Fundamental mechanisms of fracture and its suppression in Ni-rich layered cathodes: Mechanics-based multiscale approaches

Ni-rich layered oxides have been identified as promising candidates for commercial cathodes in Li-ion batteries. However, the commercialization has been hindered by severe cyclic degradation and mechanical failure induced by severe phase transformations and fractures. To resolve these challenges by understanding their fundamental mechanisms, we present mechanics-based multiscale investigations to elucidate the fundamental mechanisms of mechanical failure including deformations and fractures. We have also suggested a practical solution to the failure, which involves enhancing electronic interactions between transition metal layers.
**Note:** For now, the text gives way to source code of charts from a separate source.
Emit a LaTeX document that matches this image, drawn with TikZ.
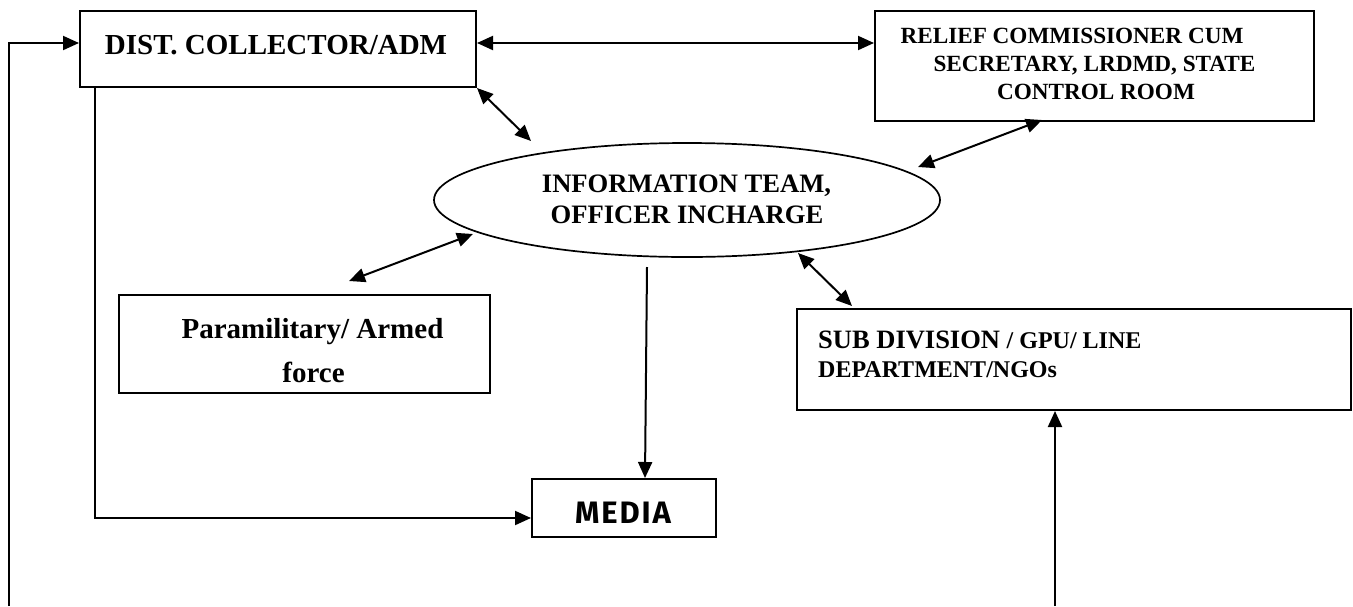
\documentclass[tikz,border=0pt]{standalone}
\usepackage{fontspec}
\setmainfont{Liberation Serif}
\newfontfamily\mediafont[LetterSpace=6]{Fira Sans}
\usetikzlibrary{arrows.meta,shapes.geometric}
\begin{document}
\begin{tikzpicture}[x=1pt,y=-1pt,
  box/.style={draw,line width=2pt,rectangle,inner sep=0pt,anchor=north west},
  oval/.style={draw,ellipse,line width=1.7pt,inner sep=0pt},
  conn/.style={line width=2pt,-{Triangle[length=16pt,width=14pt]}},
  biconn/.style={line width=2pt,{Triangle[length=16pt,width=14pt]}-{Triangle[length=16pt,width=14pt]}},
  lbl/.style={anchor=base,inner sep=0pt},
  lblw/.style={anchor=base west,inner sep=0pt},
  fa/.style={font=\bfseries\fontsize{29}{34}\selectfont},
  fb/.style={font=\bfseries\fontsize{23.2}{27}\selectfont},
  fc/.style={font=\bfseries\fontsize{26.6}{31}\selectfont},
  fd/.style={font=\bfseries\fontsize{24}{28}\selectfont},
  fm/.style={font=\mediafont\bfseries\fontsize{31}{36}\selectfont}
]
\useasboundingbox (0,0) rectangle (1353,606);

% boxes
\node[box,minimum width=396pt,minimum height=76pt] (dist) at (79,10) {};
\node[box,minimum width=439pt,minimum height=110pt] (relief) at (874,10) {};
\node[oval,minimum width=506pt,minimum height=114pt] (info) at (687,200) {};
\node[box,minimum width=371pt,minimum height=98pt] (para) at (118,294) {};
\node[box,minimum width=554pt,minimum height=101pt] (sub) at (796,308) {};
\node[box,minimum width=184pt,minimum height=58pt] (media) at (531,478) {};

% texts
\node[lbl,fa] (distt) at (276,54.3) {DIST. COLLECTOR/ADM};
\node[lbl,fb] (relt1) at (1072,43.5) {RELIEF COMMISSIONER CUM};
\node[lbl,fb] (relt2) at (1094.5,71) {SECRETARY, LRDMD, STATE};
\node[lbl,fb] (relt3) at (1096,99) {CONTROL ROOM};
\node[lbl,fc] (inft1) at (686.5,192) {INFORMATION TEAM,};
\node[lbl,fc] (inft2) at (687,223.5) {OFFICER INCHARGE};
\node[lbl,fa] (parat1) at (312.5,338) {Paramilitary/ Armed};
\node[lbl,fa] (parat2) at (313.5,382) {force};
\node[lblw] (subt1) at (818,348) {\fontsize{26.5}{31}\selectfont\bfseries SUB DIVISION \fontsize{24}{28}\selectfont / GPU/ LINE};
\node[lblw,fd] (subt2) at (818,377) {DEPARTMENT/NGOs};
\node[lbl,fm] (mediat) at (623,523) {MEDIA};

% free ends
\coordinate (lbot) at (9,606);
\coordinate (sbot) at (1055,606);
\coordinate (mtop) at (647,267);
\coordinate (di) at (531,141);
\coordinate (ri) at (918,167);
\coordinate (ri0) at (1042,120);
\coordinate (pi) at (473,234);
\coordinate (pp) at (349,281);
\coordinate (si) at (798,253);
\coordinate (ss) at (852,306);

% connectors
\draw[conn] (lbot) |- (dist.west |- 0,43);
\draw[biconn] (dist.east |- 0,43) -- (relief.west |- 0,43);
\draw[conn] (dist.south west -| 95,0) |- (media.west |- 0,518);
\draw[biconn] (dist.south east) -- (di);
\draw[biconn] (ri0) -- (ri);
\draw[biconn] (pi) -- (pp);
\draw[biconn] (si) -- (ss);
\draw[conn] (mtop) -- (media.north -| 645,0);
\draw[conn] (sbot) -- (sbot |- sub.south);
\end{tikzpicture}
\end{document}
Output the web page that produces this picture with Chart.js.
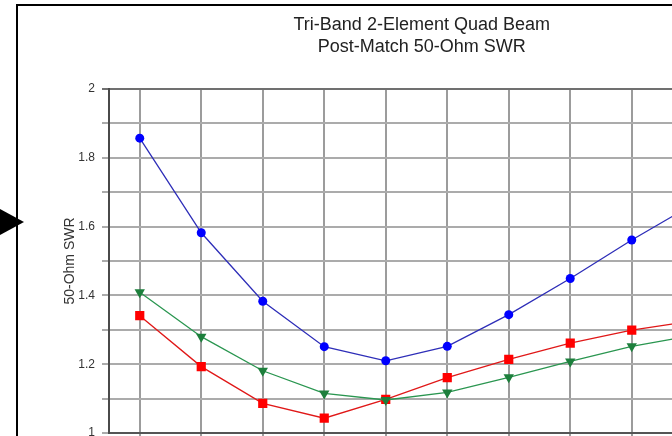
<!DOCTYPE html>
<html>
<head>
<meta charset="utf-8">
<title>Tri-Band 2-Element Quad Beam</title>
<script src="https://cdn.jsdelivr.net/npm/chart.js@4.4.1/dist/chart.umd.min.js"></script>
<style>
    html, body { margin: 0; padding: 0; background: #fff; overflow: hidden; }
    body { position: relative; width: 672px; height: 436px; }
    #frame {
        position: absolute; left: 16px; top: 4px; width: 900px; height: 600px;
        border-top: 2px solid #000; border-left: 2px solid #000;
    }
    #arrow {
        position: absolute; left: -2px; top: 207.5px; width: 0; height: 0;
        border-left: 26px solid #000;
        border-top: 14.5px solid transparent;
        border-bottom: 14.5px solid transparent;
    }
    #wrap { position: absolute; left: 18px; top: 0; width: 810px; height: 460px; }
</style>
</head>
<body>
<div id="frame"></div>
<div id="arrow"></div>
<div id="wrap"><canvas id="swrChart"></canvas></div>
<script>
// Titik frekuensi (label sumbu X tidak terlihat, terpotong di bawah)
const steps = ['1', '2', '3', '4', '5', '6', '7', '8', '9', '10', '11'];

// SWR per band
const swrBlue = [1.857, 1.582, 1.383, 1.251, 1.210, 1.252, 1.344, 1.449, 1.561, 1.665];
const swrRed = [1.341, 1.193, 1.086, 1.043, 1.098, 1.161, 1.214, 1.261, 1.299, 1.326];
const swrGreen = [1.409, 1.280, 1.181, 1.115, 1.096, 1.118, 1.162, 1.208, 1.252, 1.284];

const titleLines = ['Tri-Band 2-Element Quad Beam', 'Post-Match 50-Ohm SWR'];
const yTitle = '50-Ohm SWR';

document.addEventListener('DOMContentLoaded', function() {
    const ctx = document.getElementById('swrChart').getContext('2d');
    const fontFamily = '"Liberation Sans", Arial, sans-serif';

    new Chart(ctx, {
        type: 'line',
        data: {
            labels: steps,
            datasets: [{
                data: swrBlue,
                borderColor: '#2e2eb8',
                borderWidth: 1.3,
                pointStyle: 'circle',
                pointRadius: 4.5,
                pointBackgroundColor: '#0000ff',
                pointBorderColor: '#0000ff',
                pointBorderWidth: 0,
                order: 2
            }, {
                data: swrRed,
                borderColor: '#e01818',
                borderWidth: 1.3,
                pointStyle: 'rect',
                pointRadius: 6.5,
                pointBackgroundColor: '#ff0000',
                pointBorderColor: '#ff0000',
                pointBorderWidth: 0,
                order: 1
            }, {
                data: swrGreen,
                borderColor: '#2a9650',
                borderWidth: 1.3,
                pointStyle: 'triangle',
                rotation: 180,
                pointRadius: 6,
                pointBackgroundColor: '#1d7f3c',
                pointBorderColor: '#1d7f3c',
                pointBorderWidth: 0,
                order: 0
            }]
        },
        options: {
            responsive: true,
            maintainAspectRatio: false,
            animation: false,
            layout: {
                padding: { left: 40, right: 42.5, top: 0, bottom: 21 }
            },
            plugins: {
                legend: { display: false },
                tooltip: { enabled: false },
                title: {
                    display: true,
                    text: titleLines,
                    color: '#222',
                    font: { family: fontFamily, size: 18, weight: 'normal', lineHeight: 1.2 },
                    padding: { top: 14.7, bottom: 31.1 }
                }
            },
            scales: {
                x: {
                    type: 'category',
                    offset: true,
                    grid: {
                        color: '#9c9c9c',
                        lineWidth: 2,
                        offset: false,
                        drawTicks: true,
                        tickLength: 6
                    },
                    border: { color: '#555', width: 2 },
                    ticks: { display: false }
                },
                y: {
                    min: 1,
                    max: 2,
                    afterFit: function(scale) { scale.width = 51; },
                    grid: {
                        color: function(c) {
                            return c.tick && c.tick.value === 2 ? '#707070' : '#ababab';
                        },
                        lineWidth: 2,
                        tickLength: 7
                    },
                    border: { color: '#4a4a4a', width: 2 },
                    ticks: {
                        stepSize: 0.1,
                        padding: 7,
                        color: '#333',
                        font: { family: fontFamily, size: 12 },
                        callback: function(value) {
                            const tenth = Math.round(value * 10);
                            return tenth % 2 === 0 ? String(tenth / 10) : '';
                        }
                    },
                    title: {
                        display: true,
                        text: yTitle,
                        color: '#333',
                        font: { family: fontFamily, size: 14, lineHeight: 1.2 },
                        padding: { top: 4, bottom: 0 }
                    }
                }
            }
        }
    });
});
</script>
</body>
</html>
The methodological framework for our investigations was developed from first-principles atomic calculations, electronic structure, thermodynamics and kinetics for combined phase transformation, phase field modeling, finite element methodology for mechanical deformation, and phase field crack modeling. Our practical solution addresses the electronic interactions that can be strengthened when O ions are reduced by substituting strongly oxidizing elements such as Ti. Our multiscale framework shows that the reduced O ions are responsible for higher fracture toughness, reduced volume changes, stable deformation, mitigated stress generation, and suppressed fractures. Thus, this study proposes a practical solution for the improvement and design of Ni-rich layered oxide cathode materials. Furthermore, the mechanics-based multiscale methodology employed herein could be applied to a number of other solid-state energy materials suffering from mechanical failures.